UK central bank sells some of its £838bn QE bonds

UK Central Bank

The UK’s central bank on Tuesday held its first auction to sell some of its £838 billion stockpile of government bonds it bought during successive quantitative easing (QE) programmes from 2009 to 2021 to help prop up the economy through the global financial crisis and the pandemic.

The Bank of England is the first central bank in the Group of Seven (G7) to actively sell QE bonds to investors.

There was solid demand as investors bid for 3.26 times the £750 million of gilts with a remaining maturity of three to seven years which the BoE put up for sale.

The BoE aims to sell £6 billion of gilts in eight auctions in November and December as part of a plan to reduce its gilt holdings by £80 billion over 12 months through a mix of sales and not reinvesting money from maturing gilts.

“This is a landmark moment as the gilt market adjusts to a future without QE,” wrote Citigroup analysts in a note.

“There remain concerns about who will buy all the gilts.”

Paul Hollingsworth, chief European economist at BNP Paribas, said: “Tightening monetary policy through the interest-rate channel is tried and tested.

“With QT (quantitative tightening), central banks are entering uncharted waters — the risks of unintended consequences are clearly higher.”

Elaine Torry, co-head of defined benefit investment at consultant Hymans Robertson, said: “It’s difficult to anticipate how the market will react to the Bank of England’s actions as the landscape of the field that investors, most notably UK defined benefit pension schemes, are operating in has changed quite dramatically since the original planned date for the sale.

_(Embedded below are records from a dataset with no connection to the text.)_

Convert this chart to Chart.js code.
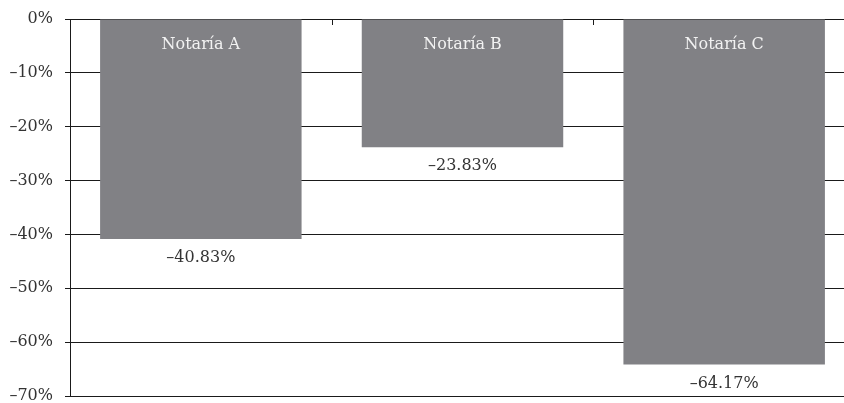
<!DOCTYPE html>
<html>
<head>
<meta charset="utf-8">
<script src="https://cdn.jsdelivr.net/npm/chart.js@4.4.1/dist/chart.umd.min.js"></script>
<style>
  html, body { margin: 0; padding: 0; background: #fff; }
  #wrap { width: 844px; height: 403px; overflow: hidden; position: relative; }
  #chart { display: block; }
</style>
</head>
<body>
<div id="wrap"><canvas id="chart" width="860" height="403"></canvas></div>
<script>
  // ---- data ----
  const notarias = ['Notaría A', 'Notaría B', 'Notaría C'];
  const variacion = [-40.83, -23.83, -64.17];
  const yTicks = [0, -10, -20, -30, -40, -50, -60, -70];

  const FONT = '"DejaVu Serif", "Liberation Serif", serif';
  const BAR = '#818185';
  const INK = '#1a1a1a';
  const TEXT = '#333';

  const pct = v => (v === 0 ? '0%' : '\u2013' + Math.abs(v) + '%');
  const pct2 = v => (v < 0 ? '\u2013' : '') + Math.abs(v).toFixed(2) + '%';

  // bar names inside the top of each bar, values just below its end
  const barLabels = {
    id: 'barLabels',
    afterDatasetsDraw(chart) {
      const ctx = chart.ctx;
      const meta = chart.getDatasetMeta(0);
      const { top } = chart.chartArea;
      ctx.save();
      ctx.font = '16px ' + FONT;
      ctx.textAlign = 'center';
      ctx.textBaseline = 'middle';
      meta.data.forEach((bar, i) => {
        ctx.fillStyle = '#f2f2f2';
        ctx.fillText(notarias[i], bar.x, top + 26);
        ctx.fillStyle = TEXT;
        ctx.fillText(pct2(variacion[i]), bar.x, bar.y + 19);
      });
      ctx.restore();
    },
  };

  // short ticks hanging from the zero line between categories
  const catTicks = {
    id: 'catTicks',
    afterDraw(chart) {
      const x = chart.scales.x;
      const { top } = chart.chartArea;
      const ctx = chart.ctx;
      ctx.save();
      ctx.strokeStyle = INK;
      ctx.lineWidth = 1;
      for (let i = 1; i < notarias.length; i++) {
        const px = Math.round((x.getPixelForValue(i - 1) + x.getPixelForValue(i)) / 2) + 0.5;
        ctx.beginPath(); ctx.moveTo(px, top); ctx.lineTo(px, top + 6); ctx.stroke();
      }
      ctx.restore();
    },
  };

  new Chart(document.getElementById('chart'), {
    type: 'bar',
    data: {
      labels: notarias,
      datasets: [{
        data: variacion,
        backgroundColor: BAR,
        borderWidth: 0,
        categoryPercentage: 1,
        barPercentage: 0.77,
      }],
    },
    options: {
      responsive: false,
      animation: false,
      layout: { padding: { top: 19, bottom: 7, left: 0, right: 5 } },
      plugins: { legend: { display: false }, tooltip: { enabled: false } },
      scales: {
        x: { display: false },
        y: {
          min: -70,
          max: 0,
          afterBuildTicks(scale) { scale.ticks = yTicks.map(v => ({ value: v })); },
          afterFit(scale) {
            scale.width = 70;
            scale.paddingTop = 0;
            scale.paddingBottom = 0;
          },
          border: { display: true, color: INK, width: 1 },
          grid: { color: INK, lineWidth: 1, drawTicks: true, tickLength: 5, tickColor: INK },
          ticks: {
            color: TEXT,
            padding: 12,
            font: { family: FONT, size: 16 },
            callback: v => pct(v),
          },
        },
      },
    },
    plugins: [barLabels, catTicks],
  });
</script>
</body>
</html>
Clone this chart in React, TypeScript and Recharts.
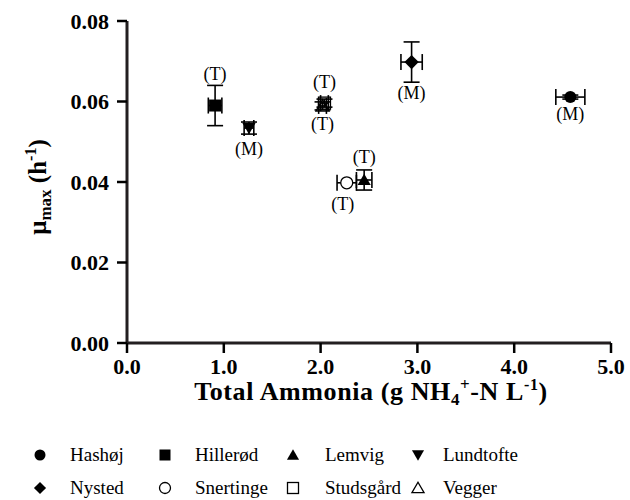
import React from 'react'
import { ScatterChart, Scatter, XAxis, YAxis, ErrorBar } from 'recharts'

// sites, in legend order
const sites = ['Hashøj', 'Hillerød', 'Lemvig', 'Lundtofte', 'Nysted', 'Snertinge', 'Studsgård', 'Vegger']
const ammonia = [4.58, 0.91, 2.45, 1.26, 2.94, 2.27, 2.04, 2.02]
const ammoniaErr = [0.15, 0.07, 0.08, 0.05, 0.11, 0.1, 0.04, 0.04]
const muMax = [0.0611, 0.059, 0.0405, 0.0534, 0.0698, 0.0398, 0.0596, 0.0589]
const muMaxErr = [0.0005, 0.005, 0.0025, 0.0015, 0.005, 0, 0.001, 0.001]
const tags = ['(M)', '(T)', '(T)', '(M)', '(M)', '(T)', '(T)', '(T)']

const xTicks = [0, 1, 2, 3, 4, 5]
const yTicks = [0, 0.02, 0.04, 0.06, 0.08]

type Kind = 'circle' | 'square' | 'triangle' | 'triangleDown' | 'diamond' | 'circleOpen' | 'squareOpen' | 'triangleOpen'
const kinds: Kind[] = ['circle', 'square', 'triangle', 'triangleDown', 'diamond', 'circleOpen', 'squareOpen', 'triangleOpen']
// vertical offset of the (T)/(M) tag from the marker centre
const tagDy = [17, -32, -23, 21, 31, 21, -21, 18]
const tagDx = [0, 0, 0, 0, 0, -4, 0, 0]

const FONT = "'Liberation Serif', 'DejaVu Serif', serif"
const serif = { fontFamily: FONT }

function Marker({ kind, cx, cy, s }: { kind: Kind; cx: number; cy: number; s: number }) {
    const h = s / 2
    const open = kind.endsWith('Open')
    const fill = open ? 'none' : '#000'
    const stroke = '#000'
    const sw = open ? 1.3 : 0
    if (kind === 'circle' || kind === 'circleOpen') {
        return <circle cx={cx} cy={cy} r={h} fill={kind === 'circleOpen' ? '#fff' : fill} stroke={stroke} strokeWidth={sw} />
    }
    if (kind === 'square' || kind === 'squareOpen') {
        return <rect x={cx - h} y={cy - h} width={s} height={s} fill={fill} stroke={stroke} strokeWidth={sw} />
    }
    if (kind === 'triangle' || kind === 'triangleOpen') {
        return <path d={`M${cx},${cy - h * 1.05}L${cx + h * 1.1},${cy + h * 0.85}L${cx - h * 1.1},${cy + h * 0.85}Z`} fill={fill} stroke={stroke} strokeWidth={sw} />
    }
    if (kind === 'triangleDown') {
        return <path d={`M${cx},${cy + h * 1.05}L${cx + h * 1.1},${cy - h * 0.85}L${cx - h * 1.1},${cy - h * 0.85}Z`} fill={fill} />
    }
    return <path d={`M${cx},${cy - h * 1.1}L${cx + h * 1.1},${cy}L${cx},${cy + h * 1.1}L${cx - h * 1.1},${cy}Z`} fill={fill} />
}

const series = sites.map((name, i) => ({
    name,
    kind: kinds[i],
    data: [{ x: ammonia[i], y: muMax[i], xErr: ammoniaErr[i], yErr: muMaxErr[i], tag: tags[i] }],
}))

function YLabel() {
    return (
        <text x={46} y={187} transform="rotate(-90, 46, 187)" textAnchor="middle" style={serif} fontWeight="bold" fontSize={25} fill="#000">
            <tspan>μ</tspan>
            <tspan fontSize={17} dy={5}>max</tspan>
            <tspan dy={-5}> (h</tspan>
            <tspan fontSize={16} dy={-10}>-1</tspan>
            <tspan dy={10}>)</tspan>
        </text>
    )
}

function XLabel() {
    return (
        <text x={371} y={400} textAnchor="middle" style={{ ...serif, letterSpacing: 0.6 }} fontWeight="bold" fontSize={26} fill="#000">
            <tspan>Total Ammonia (g NH</tspan>
            <tspan fontSize={17} dy={5}>4</tspan>
            <tspan fontSize={17} dy={-15}>+</tspan>
            <tspan dy={10}>-N L</tspan>
            <tspan fontSize={16} dy={-10}>-1</tspan>
            <tspan dy={10}>)</tspan>
        </text>
    )
}

function LegendBlock() {
    const colX = [40, 165, 293, 418]
    const textX = [70, 195, 325, 443]
    return (
        <svg width={630} height={70} style={{ position: 'absolute', left: 0, top: 430 }}>
            {series.map((s, i) => {
                const col = i % 4
                const row = Math.floor(i / 4)
                const cy = 25 + row * 33
                return (
                    <g key={s.name}>
                        <Marker kind={s.kind} cx={colX[col]} cy={cy} s={11} />
                        <text x={textX[col]} y={cy + 6} style={serif} fontSize={19} fill="#000">{s.name}</text>
                    </g>
                )
            })}
        </svg>
    )
}

export default function App() {
    const tickStyle = { fontWeight: 'bold' as const, fontSize: 22, fill: '#000', style: serif }
    return (
        <div style={{ position: 'absolute', left: 0, top: 0, width: 630, height: 500, background: '#fff', overflow: 'hidden', fontFamily: FONT }}>
            <ScatterChart width={630} height={425} margin={{ top: 21, right: 19, bottom: 0, left: 0 }} style={serif}>
                <XAxis
                    type="number"
                    dataKey="x"
                    domain={[0, 5]}
                    ticks={xTicks}
                    tickFormatter={(v: number) => v.toFixed(1)}
                    tick={tickStyle}
                    tickSize={10}
                    tickMargin={5}
                    height={82}
                    stroke="#000"
                    tickLine={{ stroke: '#000', strokeWidth: 2.5 }}
                    axisLine={{ stroke: '#231f20', strokeWidth: 3 }}
                    label={<XLabel />}
                />
                <XAxis xAxisId="top" orientation="top" type="number" domain={[0, 5]} height={0} tick={false} tickLine={false} axisLine={{ stroke: '#231f20', strokeWidth: 3 }} />
                <YAxis
                    type="number"
                    dataKey="y"
                    domain={[0, 0.08]}
                    ticks={yTicks}
                    tickFormatter={(v: number) => v.toFixed(2)}
                    tick={tickStyle}
                    tickSize={10}
                    tickMargin={8}
                    width={127}
                    stroke="#000"
                    tickLine={{ stroke: '#000', strokeWidth: 2.5 }}
                    axisLine={{ stroke: '#231f20', strokeWidth: 3 }}
                    label={<YLabel />}
                />
                <YAxis yAxisId="right" orientation="right" type="number" domain={[0, 0.08]} width={0} tick={false} tickLine={false} axisLine={{ stroke: '#231f20', strokeWidth: 3 }} />
                {series.map((s, i) => (
                    <Scatter
                        key={s.name}
                        name={s.name}
                        data={s.data}
                        isAnimationActive={false}
                        shape={(props: any) => (
                            <g>
                                <Marker kind={s.kind} cx={props.cx} cy={props.cy} s={s.kind === 'diamond' ? 13 : 12} />
                                <text x={props.cx + tagDx[i]} y={props.cy + tagDy[i] + 6} textAnchor="middle" style={serif} fontSize={18} fill="#000">
                                    {props.payload.tag}
                                </text>
                            </g>
                        )}
                    >
                        <ErrorBar dataKey="xErr" direction="x" width={8} stroke="#000" strokeWidth={1.6} />
                        <ErrorBar dataKey="yErr" direction="y" width={8} stroke="#000" strokeWidth={1.6} />
                    </Scatter>
                ))}
            </ScatterChart>
            <LegendBlock />
        </div>
    )
}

“One of the big determinants of the outcome of the sale will be whether defined benefit pension schemes, who are one of the biggest holders of government bonds, are ready, willing and able to step back into the gilt market as a buyer of these gilts …

“Today’s sale of gilts from the Bank of England introduces a real risk that yields will increase once again.

“Markets and investors are still scarred from recent turmoil, and as many pension schemes seek to consolidate and review their investment strategy they could, in the short term at least, be faced with a further round of investment decisions.”